My husband and I have been watching the Hulu series Dopesick, a partially-fictionalized version of the non-fiction book that chronicled the OxyContin crisis, and the Sackler family which pioneered and profited from it.
We’ve seen six episodes so far, and often during them I’ve thought about the medicalization of gender dysphoria, and wondered if there were parallels. We overmedicate everything in this country, especially feelings like, you know, sadness—often diagnosed as depression and treated with drugs, whether they’re necessary or not. And many people believe that the mass expansion of gender clinics and selling of cross-sex hormones are motivated more by profit than problem-solving. China is about to open its first gender clinic for children and adolescents, which may be yet another example of Western ailments being exported elsewhere in the world, as Ethan Waters reported in the book Crazy Like Us.
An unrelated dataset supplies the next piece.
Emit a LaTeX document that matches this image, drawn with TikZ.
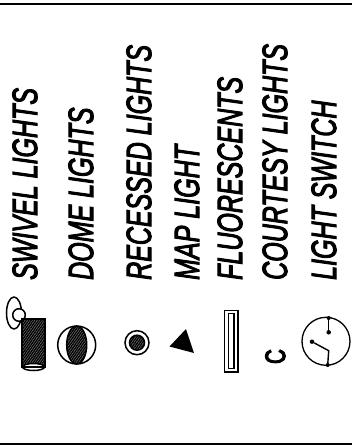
\documentclass[tikz,border=0pt]{standalone}
\usepackage{fontspec}
\setmainfont{Liberation Sans}
\newfontfamily\labfont[ItalicFeatures={FakeBold=3.5}]{Liberation Sans}
\newfontfamily\capfont[FakeBold=5]{Liberation Sans}
\usetikzlibrary{patterns.meta}
\tikzset{lab/.style={anchor=base west,inner sep=0pt,rotate=90,xscale=.715,font=\labfont\itshape\fontsize{35}{35}\selectfont},
 rule/.style={line width=1.6pt},
 sym/.style={draw,line width=1.5pt},
 hatch/.style={sym,pattern={Lines[angle=55,distance=2pt,line width=1.3pt]}},
 lead/.style={line width=1.4pt},
 pin/.style={circle,fill,inner sep=0pt,minimum size=4.5pt}}

\begin{document}
\begin{tikzpicture}[x=1pt,y=-1pt]
\useasboundingbox (0,0) rectangle (352,445);
\draw[rule] (0,4)--(352,4);
\draw[rule] (0,444)--(352,444);
% labels
\node[lab] (swivel) at (37,280) {SWIVEL LIGHTS};
\node[lab] (dome) at (93,280) {DOME LIGHTS};
\node[lab] (recessed) at (151,280) {RECESSED LIGHTS};
\node[lab] (map) at (199,280) {MAP LIGHT};
\node[lab] (fluor) at (242,280) {FLUORESCENTS};
\node[lab] (courtesy) at (287,280) {COURTESY LIGHTS};
\node[lab] (switch) at (336,280) {LIGHT SWITCH};
% swivel
\draw[sym] (14,313) ellipse (7.5 and 16);
\draw[sym,fill=white] (19,315) circle (6.3);
\fill[black!55] (22,319) rectangle (45,367);
\draw[hatch] (22,319) rectangle (45,367);
\draw[sym,fill=white] (33.5,367) ellipse (11 and 3.5);
\draw[sym] (22,367)--(45,367);
% dome
\draw[sym] (76.7,345) circle (19);
\fill[black!55] (76.7,345) ellipse (10 and 19);
\draw[hatch] (76.7,345) ellipse (10 and 19);
% recessed
\draw[sym] (137,342.7) circle (12);
\fill[black!55] (137,342.7) circle (7.5);
\draw[hatch] (137,342.7) circle (7.5);
% map
\fill (169.5,346.5)--(186,329)--(194,353)--cycle;
% fluorescent
\draw[line width=1.1pt] (224.7,310.7) rectangle (238,372);
\draw[line width=1.1pt] (228.7,313.5) rectangle (234,368.5);
% courtesy symbol
\node[anchor=base west,inner sep=0pt,rotate=90,xscale=.72,font=\capfont\fontsize{28}{28}\selectfont] (csym) at (285,364) {C};
% switch
\node[draw,circle,line width=1.3pt,minimum size=48pt,inner sep=0pt] (sw) at (326,341.3) {};
\node[pin] (pa) at (328.7,332.3) {};
\node[pin] (pb) at (312,341.7) {};
\coordinate (ta) at (328.7,318);
\coordinate (tb) at (327.7,365);
\coordinate (kn) at (328.7,350.7);
\draw[lead] (ta)--(pa);
\draw[lead] (tb)--(kn)--(pb);
\fill (ta) circle (2);
\fill (tb) circle (2);
\end{tikzpicture}
\end{document}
Have we created a problem we can then sell drugs and surgeries to fix?
That can’t be the whole story, because before there was widespread legal dispensation of those drugs, or even common knowledge of trans people—and social capital gains among young people identifying as trans—plenty of people, especially trans women, were buying cross-sex hormones on the black market. The need was there before we had a commonly understood and less-stigmatized name for it, among a population that, according to the doctors I’ve interviewed, once had no place to go for healthcare other than emergency rooms. When you hear the talking point that trans people have historically not had access to the healthcare they need, or that there has been discrimination, that is indeed true. Some countries forced trans people to be sterilized in order to transition.
But now, if you’re over 18 and not in Arkansas (or have parents who will sign your paperwork), and have access to a clinic like Planned Parenthood, or can pay for telemedicine companies like Folx (I know, those are a lot of ifs), it’s in fact not that hard to get what you want (or think you want), and you’re not likely to experience discrimination, and a lot of insurance companies pay for what falls under the umbrella of gender-affirming care. Just don’t ask them to pay for detransition care.
But clearly, in addition to the people made happier by transition, and willing to do anything to get access to drugs to facilitate it, some young people have fallen into a belief system that the root cause of their despair is that they have a gender identity that doesn’t match their sexed body, when in fact they have a host of other mental health issues that needed tending to. Those people include detransitioners and desisters, some of whom changed their bodies and some of whom wanted to but didn’t, but figured out that treating gender dysphoria medically wasn’t what they needed.
Their stories are important because clinicians need to distinguish between young people who will benefit from physical transition and those who won’t. (I don’t write about adults who transition. I’ve talked to a lot of them. Some are really glad they transitioned and feel so much more comfortable in the world. Others wish there had been room in our society for them to be Gender Others without medicating themselves to pass and conform. Every experience you can imagine is out there. Let’s hear them all.)
In Dopesick, the Sacklers make a valiant attempt to get their clearly addictive drug legalized for distribution in Germany, which is notoriously strict about, like, not lying about a drug’s safety and efficacy. (Germany, like several other European countries, recently tightened restrictions on gender-affirming medicine, not to discriminate, as some press suggests, but to make sure they don’t medicate the wrong people). But the Sacklers’ efforts are in vain, not just because their drug isn’t safe but because, as one Sackler says, Germans believe in the validity of human suffering. That is, they understand pain as a part of human existence, and not something that always needs to be medicated away no matter the toll.
While I would never compare the scale or devastation of the opioid crisis to the expansion of gender-affirming care and the gender identity ideology that partially fuels it, I do think there are enormous profits to be made from it, contributing to the obscuring of complicated truths about it. One market research company expects “sex-reassignment surgery” to reach $1.5 billion by 2026. But I think the demand fueling this expanse comes from many places, not just the message that these medical interventions are a panacea for what ails young folk. I think some of it is driven by the American intolerance of suffering and discomfort.
Puberty is hard for most kids. Puberty can be extremely hard for gender nonconforming kids who have been allowed to live in a liminal, even un-gendered, space during childhood, but who will be booted out when their bodies change. And even kids who had gender conforming childhoods are becoming gender dysphoric at puberty. Five years ago I knew none of them. Now I know at least five within my own network. Do we want to dole out pills to treat that dysphoria or do we want to see if there are non-invasive, non-medical alternatives?